12.13.2010

Jump Around


Recently, I've been playing Enslaved: Odyssey to the West.  I've progressed almost to the end of that game, but decided to put it down for the next week so I could play Tron: Evolution before the new Tron movie comes out.
Let me start off by saying that I think both games are pretty good.  But it has been fascinating playing both games so close to one another because they are so similar and so incredible disparate.  While they are both essentially 3rd person action platformers, the way they go about the business of platforming couldn't be more different.

Enslaved got a lot of guff (undeservedly, in my opinion) for "holding the player's hand" and not allowing the player to jump to their death.  When you're running on a ledge and reach the edge, you don't fall off.  It triggers an animation of your character stumbling to a stop rather than falling to his death and reloading from the nearest checkpoint.  Also when jumping form hand-hold to hand-hold, you can't jump in the wrong direction (Uncharted 1 & 2 did this too). 
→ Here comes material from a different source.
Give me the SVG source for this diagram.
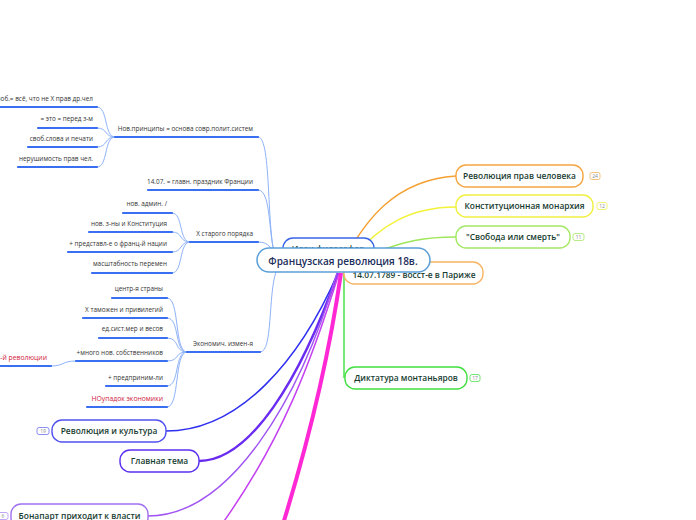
<svg xmlns="http://www.w3.org/2000/svg" width="696" height="520" viewBox="0 0 696 520">
<style>
.t{font-family:"Open Sans","DejaVu Sans",sans-serif;font-size:6.4px;fill:#333;}
.r{fill:#d0203c;font-size:6.8px;}
.ul{stroke:#3a6ff2;stroke-width:2.2;fill:none;stroke-linecap:round;}
.lc{stroke:#8eb2f8;stroke-width:1;fill:none;}
.n{fill:#fff;stroke-width:1.4;}
.nt{font-family:"Open Sans","DejaVu Sans",sans-serif;font-size:8.4px;font-weight:600;fill:#173d30;text-anchor:middle;}
.b{fill:#fff;stroke-width:0.8;}
.bt{font-family:"Open Sans","DejaVu Sans",sans-serif;font-size:5px;fill:#888;text-anchor:middle;}
</style>
<rect width="696" height="520" fill="#fff"/>
<g id="connectors">
<path class="lc" d="M258 137 C272 137 266 235 276 258"/>
<path class="lc" d="M258 190 C272 190 268 240 276 258"/>
<path class="lc" d="M258 242 C270 242 272 250 276 258"/>
<path class="lc" d="M260 352 C273 352 268 295 276 272"/>
<path class="lc" d="M97 107 C108 107 104 137 115 137"/>
<path class="lc" d="M97 128 C108 128 104 137 115 137"/>
<path class="lc" d="M97 147 C108 147 104 137 115 137"/>
<path class="lc" d="M97 167 C108 167 104 137 115 137"/>
<path class="lc" d="M172 213 C183 213 179 242 190 242"/>
<path class="lc" d="M172 232 C183 232 179 242 190 242"/>
<path class="lc" d="M172 252 C183 252 179 242 190 242"/>
<path class="lc" d="M172 273 C183 273 179 242 190 242"/>
<path class="lc" d="M167 298 C180 298 174 352 187 352"/>
<path class="lc" d="M167 318 C180 318 174 352 187 352"/>
<path class="lc" d="M167 338 C180 338 174 352 187 352"/>
<path class="lc" d="M167 361 C180 361 174 352 187 352"/>
<path class="lc" d="M167 386 C180 386 174 352 187 352"/>
<path class="lc" d="M167 407 C180 407 174 352 187 352"/>
<path class="lc" d="M51 366 C64 366 62 361 76 361"/>
<path class="ul" d="M0 107 H97 M38 128 H97 M28 147 H97 M18 167 H97"/>
<path class="ul" d="M115 137 H258 M148 190 H258 M190 242 H258 M187 352 H260"/>
<path class="ul" d="M123 213 H172 M89 232 H172 M68 252 H172 M92 273 H172"/>
<path class="ul" d="M112 298 H167 M83 318 H167 M99 338 H167 M76 361 H167 M106 386 H167 M87 407 H167 M0 366 H51"/>
<path d="M343 262 C365 220 395 180 456 176" stroke="#f5a030" stroke-width="1.4" fill="none"/>
<path d="M348 262 C380 225 410 207 456 207" stroke="#f2f23a" stroke-width="1.4" fill="none"/>
<path d="M343 262 C400 245 410 237 456 237" stroke="#9fe65a" stroke-width="1.4" fill="none"/>
<path d="M344 270 V378" stroke="#3ce03c" stroke-width="1.4" fill="none"/>
<path d="M338 273 C300 360 240 431 166 431" stroke="#2f2ff0" stroke-width="1.6" fill="none"/>
<path d="M338 273 C300 380 250 461 199 461" stroke="#6a2cf0" stroke-width="2.4" fill="none"/>
<path d="M337 273 C300 400 230 516 148 516" stroke="#a055f2" stroke-width="1.4" fill="none"/>
<path d="M339 273 C312 360 282 440 222 524" stroke="#c440f0" stroke-width="1.5" fill="none"/>
<path d="M341 273 C330 350 312 430 283 524" stroke="#ff28d4" stroke-width="4" fill="none"/>
</g>
<g id="left-texts">
<text class="t" x="93" y="101" text-anchor="end">своб.=  всё, что не X прав др.чел</text>
<text class="t" x="93" y="121" text-anchor="end">= это = перед з-м</text>
<text class="t" x="93" y="141" text-anchor="end">своб.слова и печати</text>
<text class="t" x="93" y="161" text-anchor="end">нерушимость прав чел.</text>
<text class="t" x="253" y="131" text-anchor="end">Нов.принципы = основа совр.полит.систем</text>
<text class="t" x="253" y="184" text-anchor="end">14.07. = главн. праздник Франции</text>
<text class="t" x="167" y="206" text-anchor="end">нов. админ. /</text>
<text class="t" x="167" y="226" text-anchor="end">нов. з-ны и Конституция</text>
<text class="t" x="167" y="246" text-anchor="end">+ представл-е о франц-й нации</text>
<text class="t" x="167" y="266" text-anchor="end">масштабность перемен</text>
<text class="t" x="253" y="236" text-anchor="end">X старого порядка</text>
<text class="t" x="163" y="291" text-anchor="end">центр-я страны</text>
<text class="t" x="163" y="312" text-anchor="end">X таможен и привилегий</text>
<text class="t" x="163" y="331" text-anchor="end">ед.сист.мер и весов</text>
<text class="t" x="163" y="355" text-anchor="end">+много нов. собственников</text>
<text class="t" x="163" y="380" text-anchor="end">+ предприним-ли</text>
<text class="t r" x="163" y="401" text-anchor="end">НОупадок экономики</text>
<text class="t" x="253" y="346" text-anchor="end">Экономич. измен-я</text>
<text class="t r" x="47" y="360" text-anchor="end">и-й революции</text>
</g>
<g id="node-ideas">
<rect class="n" x="283" y="238" width="91" height="24" rx="10" stroke="#3a64e6"/>
<text class="nt" x="328" y="252">Идеи философов</text>
</g>
<g id="node-1407">
<rect class="n" x="344" y="262" width="139" height="22" rx="10" stroke="#f6b464"/>
<text class="nt" x="414" y="278">14.07.1789 - восст-е в Париже</text>
</g>
<g id="node-center">
<rect x="257" y="248" width="173" height="24" rx="12" fill="#fff" stroke="#5b9fd8" stroke-width="1.5"/>
<text x="343" y="264.5" text-anchor="middle" font-family="Open Sans, DejaVu Sans, sans-serif" font-size="10" font-weight="600" fill="#1b2d5a">Французская революция 18в.</text>
</g>
<g id="node-prava">
<rect class="n" x="456" y="165" width="127" height="22" rx="10" stroke="#f5a640"/>
<text class="nt" x="519.5" y="179">Революция прав человека</text>
<rect class="b" x="590" y="172.5" width="10" height="7" rx="2" stroke="#f5b060"/>
<text class="bt" x="595" y="178">24</text>
</g>
<g id="node-monarchy">
<rect class="n" x="456" y="195" width="137" height="22" rx="10" stroke="#f0f040"/>
<text class="nt" x="524.5" y="209">Конституционная  монархия</text>
<rect class="b" x="597" y="202.5" width="10" height="7" rx="2" stroke="#eeee50"/>
<text class="bt" x="602" y="208">12</text>
</g>
<g id="node-svoboda">
<rect class="n" x="456" y="226" width="114" height="22" rx="10" stroke="#a4e864"/>
<text class="nt" x="513" y="240">"Свобода или смерть"</text>
<rect class="b" x="573" y="233.5" width="11" height="7" rx="2" stroke="#a4e864"/>
<text class="bt" x="578.5" y="239">11</text>
</g>
<g id="node-dictatura">
<rect class="n" x="345" y="367" width="122" height="22" rx="10" stroke="#40e040"/>
<text class="nt" x="406" y="381">Диктатура монтаньяров</text>
<rect class="b" x="470" y="374.5" width="10" height="7" rx="2" stroke="#50e050"/>
<text class="bt" x="475" y="380">17</text>
</g>
<g id="node-culture">
<rect class="n" x="52" y="420" width="114" height="22" rx="10" stroke="#5050f0"/>
<text class="nt" x="109" y="434">Революция и культура</text>
<rect class="b" x="37" y="427.5" width="12" height="7" rx="2" stroke="#7070f0"/>
<text class="bt" x="43" y="433">19</text>
</g>
<g id="node-main">
<rect class="n" x="120" y="450" width="79" height="22" rx="10" stroke="#5a30f0"/>
<text class="nt" x="159.5" y="464">Главная тема</text>
</g>
<g id="node-bonaparte">
<rect class="n" x="11" y="504" width="137" height="24" rx="10" stroke="#a070f0"/>
<text class="nt" x="79.5" y="519">Бонапарт приходит к власти</text>
<rect class="b" x="-3" y="512.5" width="11" height="7" rx="2" stroke="#b090f0"/>
<text class="bt" x="3" y="518">6</text>
</g>
</svg>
In Tron, on the other hand, the character's parkour-inspired actions lend to lots of freeform movement, just like in Enslaved.  But unlike Enslaved, you can easily (and frequently will) jump off any and all platform, undershoot jumps, jump the wrong way off of a hand-hold and plummet to your death, etc.

After playing Enslaved for so long, my first couple hours with Tron were extremely trying.  The ability to die in Tron also shot a hole through the argument against Enslaved's biggest criticism.  It's the same criticism that was leveled toward Prince of Persia (2007).  That preventing you from dying is in some way a cheat and that it makes the game less fun.
If anything I think it makes the game more fun. 

I like Enslaved's traversal system, because it's fast and you always know which way is the right way to go.  You can hammer on the X button until you get across the gap or up the cliff.  You can still die, but you don't have to worry about screwing up a bad jump or trying to go the wrong way because the camera wasn't in the right position.  You can also more enjoy the amazing work that went into animating the character.

In Tron, on the other hand, I find myself constantly dying, but the consequence of dying is almost as low as Prince of Persia (2007) because of the frequent checkpointing.  After playing it for a while, I finally understand the nuance of the controls and I genuinely like the game, but something as simple as an invisible guard rail to keep me from accidentally falling off a platform would have gone a very long way in making the game much more likable to me.